- Born: September 18, 1971 (age 54)
- Education: Bryn Mawr College (BA) Columbia University (MBA)
- Occupations: CEO, Founder Reservoir Media
- Relatives: Hassan Khosrowshahi (father) Dara Khosrowshahi (cousin)
- Website: www.reservoir-media.com

= Golnar Khosrowshahi =

Iranian-Canadian businesswoman

Golnar Khosrowshahi (born September 18, 1971) is an Iranian-Canadian businesswoman and the CEO and Founder of Reservoir Media Management, Inc. She is currently a member of the New York Philharmonic Board of Directors, and she also served as Board Chair of Silkroad, a musical collective founded by cellist Yo-Yo Ma in 2000.
Khosrowshahi is the daughter of Hassan Khosrowshahi, an Iranian-Canadian investor and philanthropist, and she is the cousin of Dara Khosrowshahi, the current CEO of Uber.

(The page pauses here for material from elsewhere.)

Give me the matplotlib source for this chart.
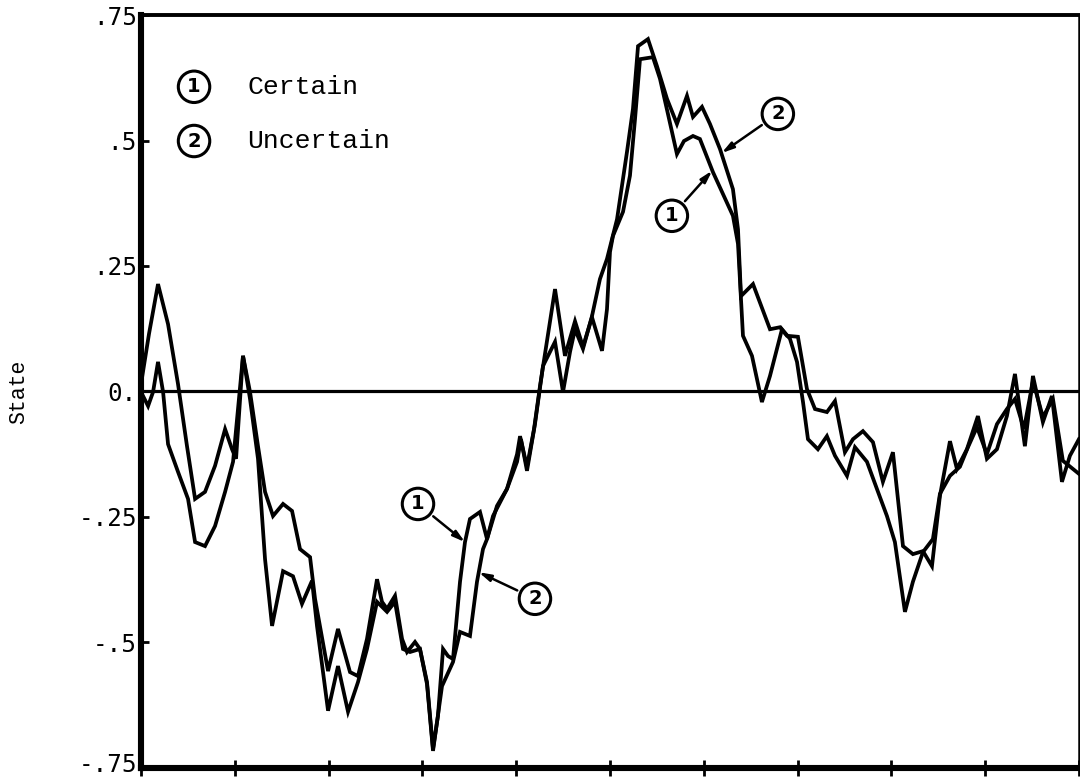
import matplotlib
matplotlib.use("Agg")
import matplotlib.pyplot as plt
from matplotlib.transforms import ScaledTranslation

# Time axis (arbitrary time units, 0-100) and state values for each run
t_certain = [0.0, 0.85, 1.81, 2.88, 3.94, 4.90, 5.76, 6.82, 7.89, 8.96, 9.70, 10.13,
             10.87, 11.62, 12.47, 13.22, 14.07, 15.14, 16.10, 16.95, 18.02, 18.55,
             19.94, 21.00, 22.28, 23.13, 24.09, 25.16, 25.69, 26.23, 27.08, 27.83,
             28.36, 29.21, 29.74, 30.49, 31.13, 31.66, 32.20, 32.73, 33.26, 34.01,
             34.54, 35.07, 36.14, 36.89, 37.53, 39.02, 40.09, 40.41, 41.15, 41.90,
             42.54, 44.14, 45.20, 46.27, 47.12, 48.08, 49.15, 49.68, 50.00, 50.32,
             51.39, 52.13, 52.67, 53.20, 54.58, 55.33, 56.18, 57.14, 57.89, 58.85,
             59.59, 60.98, 63.11, 63.65, 64.18, 65.14, 66.20, 67.06, 68.34, 69.19,
             69.94, 70.58, 71.11, 72.17, 73.13, 73.99, 75.27, 76.12, 77.40, 78.46,
             79.53, 80.38, 81.45, 82.30, 83.37, 84.43, 85.18, 86.25, 87.31, 88.17,
             89.13, 90.19, 91.26, 92.32, 93.18, 94.14, 95.10, 96.16, 97.23, 98.29,
             100.0]
state_certain = [0.015, 0.115, 0.214, 0.134, 0.015, -0.109, -0.214, -0.200, -0.148,
                 -0.075, -0.115, -0.134, 0.071, -0.001, -0.109, -0.200, -0.248, -0.224,
                 -0.238, -0.314, -0.330, -0.413, -0.557, -0.473, -0.559, -0.567, -0.493,
                 -0.374, -0.419, -0.433, -0.407, -0.493, -0.519, -0.499, -0.513, -0.579,
                 -0.712, -0.646, -0.513, -0.527, -0.533, -0.379, -0.300, -0.254, -0.240,
                 -0.294, -0.248, -0.194, -0.125, -0.089, -0.150, -0.075, 0.011, 0.204,
                 0.071, 0.140, 0.089, 0.148, 0.081, 0.164, 0.278, 0.310, 0.358, 0.430,
                 0.543, 0.662, 0.666, 0.623, 0.553, 0.473, 0.499, 0.509, 0.503, 0.437,
                 0.350, 0.294, 0.111, 0.071, -0.021, 0.031, 0.124, 0.105, 0.059, -0.021,
                 -0.095, -0.115, -0.089, -0.128, -0.168, -0.111, -0.140, -0.194, -0.248,
                 -0.300, -0.439, -0.379, -0.320, -0.294, -0.204, -0.168, -0.150, -0.111,
                 -0.071, -0.125, -0.065, -0.035, -0.015, -0.075, 0.021, -0.051, -0.015,
                 -0.138, -0.164]

t_uncertain = [0.0, 0.75, 1.28, 1.81, 2.35, 2.88, 3.94, 5.01, 5.76, 6.82, 7.89, 8.96,
               9.81, 10.87, 11.62, 12.47, 13.22, 13.97, 15.14, 16.20, 17.16, 18.23,
               18.76, 19.94, 21.00, 22.07, 23.13, 24.09, 25.16, 26.23, 27.08, 27.93,
               28.68, 29.74, 30.49, 31.13, 32.09, 33.26, 34.01, 35.07, 35.82, 36.46,
               36.89, 37.95, 39.02, 40.09, 40.51, 41.15, 42.00, 42.86, 44.14, 44.99,
               45.74, 46.27, 47.12, 48.08, 48.93, 49.68, 50.75, 51.81, 52.45, 52.99,
               54.05, 55.01, 56.08, 57.14, 58.21, 58.85, 59.81, 60.66, 61.73, 63.11,
               63.65, 63.97, 65.25, 67.06, 68.12, 68.87, 70.04, 71.00, 71.86, 73.13,
               73.99, 75.05, 75.91, 76.97, 78.04, 79.10, 80.17, 81.24, 82.30, 83.37,
               84.33, 85.18, 86.25, 86.99, 88.06, 89.23, 90.19, 91.26, 92.32, 93.18,
               94.24, 95.10, 96.16, 97.12, 98.19, 99.04, 100.0]
state_uncertain = [-0.001, -0.029, -0.001, 0.059, -0.001, -0.105, -0.160, -0.214,
                   -0.300, -0.308, -0.268, -0.200, -0.140, 0.071, -0.015, -0.134,
                   -0.334, -0.467, -0.358, -0.368, -0.423, -0.377, -0.467, -0.636,
                   -0.547, -0.638, -0.579, -0.513, -0.419, -0.439, -0.419, -0.513,
                   -0.519, -0.513, -0.583, -0.716, -0.587, -0.539, -0.479, -0.487,
                   -0.379, -0.314, -0.294, -0.228, -0.194, -0.140, -0.095, -0.158,
                   -0.065, 0.051, 0.099, -0.001, 0.079, 0.124, 0.085, 0.150, 0.224,
                   0.264, 0.343, 0.477, 0.563, 0.688, 0.702, 0.648, 0.583, 0.533,
                   0.589, 0.547, 0.567, 0.533, 0.483, 0.403, 0.323, 0.190, 0.214,
                   0.124, 0.128, 0.111, 0.109, 0.005, -0.035, -0.041, -0.019, -0.121,
                   -0.095, -0.079, -0.101, -0.180, -0.121, -0.308, -0.324, -0.318,
                   -0.348, -0.208, -0.099, -0.154, -0.115, -0.049, -0.134, -0.115,
                   -0.049, 0.035, -0.109, 0.031, -0.061, -0.009, -0.180, -0.128,
                   -0.095]

y_ticks = [0.75, 0.5, 0.25, 0.0, -0.25, -0.5, -0.75]
y_tick_labels = [".75", ".5", ".25", "0.", "-.25", "-.5", "-.75"]
x_ticks = list(range(0, 101, 10))
series_names = ["Certain", "Uncertain"]

MONO = "Liberation Mono"
INK = "black"

fig = plt.figure(figsize=(10.8, 7.78), dpi=100)
ax = fig.add_axes([0.1306, 0.0129, 0.8684, 0.9678])

ax.plot(t_certain, state_certain, color=INK, lw=2.7, solid_joinstyle="miter")
ax.plot(t_uncertain, state_uncertain, color=INK, lw=2.7, solid_joinstyle="miter")
ax.axhline(0.0, color=INK, lw=2.3)

ax.set_xlim(0, 100)
ax.set_ylim(-0.75, 0.75)

ax.set_xticks(x_ticks)
ax.set_xticklabels([])
ax.tick_params(axis="x", direction="inout", length=11, width=2, colors=INK)
ax.set_yticks(y_ticks)
ax.set_yticklabels(y_tick_labels, family="DejaVu Sans Mono", fontsize=17.5)
ax.tick_params(axis="y", direction="in", length=6, width=2, pad=3, colors=INK)

# lift the lowest tick label a little so it stays inside the figure edge
lowest = ax.get_yticklabels()[-1]
lowest.set_transform(lowest.get_transform()
                     + ScaledTranslation(0, 4 / 72, fig.dpi_scale_trans))

for side, lw in (("left", 4.4), ("bottom", 4.4), ("top", 2.8), ("right", 1.8)):
    ax.spines[side].set_linewidth(lw)
    ax.spines[side].set_color(INK)

ax.set_ylabel("State", family=MONO, fontsize=15.5)
ax.yaxis.set_label_coords(-0.119, 0.5)

circle_box = dict(boxstyle="circle,pad=0.32", fc="white", ec=INK, lw=2.2)

# Key in the upper-left corner
for num, (name, ypos) in enumerate(zip(series_names, (0.607, 0.499)), start=1):
    ax.text(5.65, ypos, str(num), ha="center", va="center", fontsize=14,
            fontweight="bold", family="DejaVu Sans", bbox=circle_box)
    ax.text(11.3, ypos, name, ha="left", va="center", fontsize=19, family=MONO)

arrow = dict(arrowstyle="-|>,head_length=0.5,head_width=0.14", color=INK, lw=1.8,
             shrinkB=0)

# Curve call-outs
callouts = [
    ("1", (34.54, -0.300), (29.53, -0.224)),
    ("2", (36.0, -0.360), (42.0, -0.413)),
    ("2", (61.9, 0.475), (67.9, 0.553)),
    ("1", (60.9, 0.440), (56.6, 0.350)),
]
for num, target, place in callouts:
    ax.annotate(num, xy=target, xytext=place, ha="center", va="center",
                fontsize=14, fontweight="bold", family="DejaVu Sans",
                bbox=circle_box, arrowprops=arrow)

fig.savefig("out.png", dpi=100)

==Early life and education==
Khosrowshahi was born on September 18, 1971, in Tehran, Iran. She is the daughter of Nezhat Khosrowshahi and Hassan Khosrowshahi, an investor, and philanthropist. Hassan Khosrowshahi was educated in Iran and England and obtained his degree in law and economics from the University of Tehran. In 1961, at the age of 21, he joined the family business. In 1979, during the Iranian Revolution, Minoo Industrial Group was nationalized and the family was targeted for its wealth. The family fled the country and settled in Vancouver in 1981.

She received her BA from Bryn Mawr College and her MBA from Columbia University.

==Career==
Khosrowshahi founded Reservoir Media in 2007 as a music publishing company, which she continues to run today alongside President and COO Rell Lafargue. The company has since expanded to a full-service music company with 150,000 copyrights, 36,000 master recordings dating back to the 1900s, and with offices in New York City, Los Angeles, Nashville, Toronto, London. Abu Dhabi and Mumbai In 2021, Reservoir also became a publicly traded company, listed on the Nasdaq stock exchange under the ticker RSVR.

In recent years, the company has expanded via acquisition, including acquiring TVT Music Enterprises in 2010, Reverb Music in 2012, P&P Songs in 2013, Chrysalis Records in 2019 and Shapiro Bernstein in 2020. In 2021, Reservoir Media also acquired Tommy Boy Records for a reported $100 million.

Reservoir has since earned the Publisher of the Year Award at Music Business Worldwide’s The A&R Awards in 2017 and 2019. The company also won Music Week’s Independent Publisher of the Year in 2020 and in 2022.

Outside the company, working alongside Artist Director and cellist Yo-Yo Ma, Khosrowshahi served as Board Chair of Silkroad, a musical collective founded in 2000, and now serves as a Director. She is also a Director on the board of the National Music Publishers Association (NMPA), a trade association representing all American music publishers and their songwriting partners (since June 2015), a member of the Steering Committee of the Asia Society Triennial, a multi-venue festival of art, ideas and innovation that focuses on art from and about Asia and the diaspora (since May 2019), and as board member for the esteemed orchestra and organization the New York Philharmonic. Khosrowshahi previously served as a board member of Restaurant Brands International, one of the world’s largest quick service restaurant companies with more than $34 billion in system-wide sales and approximately 27,000 restaurants in more than 100 countries and U.S. territories, as well as a board member of Nomad Foods (2021-2022).

She is a director emeritus of the Hospital for Sick Children Foundation in Toronto and a trustee emeritus of Pearson College, a United World College.

==Awards and accolades==
Khosrowshahi was named to Billboard’s Power List in 2020, 2022 and 2021, and was honoured as one of Billboard’s Most Powerful Female Executives in 2017, 2018 and 2019 and a Billboard Indie Power Player in 2017 and 2018. Additionally, in 2022, Billboard named her the recipient of the Executive of the Year Award at their annual Women In Music Awards, and in 2023 she earned a spot in Billboard's Women in Music Hall of Fame. Khosrowshahi was also named to Variety's New York Women's Impact Report 2022.

During Billboard's Women in Music Awards ceremony in 2023, Khosrowshahi gave an address about the ongoing plight of women in Iran, showcasing the strength of women on a global scale and the importance of the freedom of expression, and featuring a performance by Iranian-American musician Chloe Pourmorady.

==Personal life==
Khosrowshahi lives in New York City. She is a classically trained pianist through the Royal Academy of Music in London, England and the Royal Conservatory of Music in Canada.

Khosrowshahi is the cousin of Dara Khosrowshahi, the current CEO of Uber.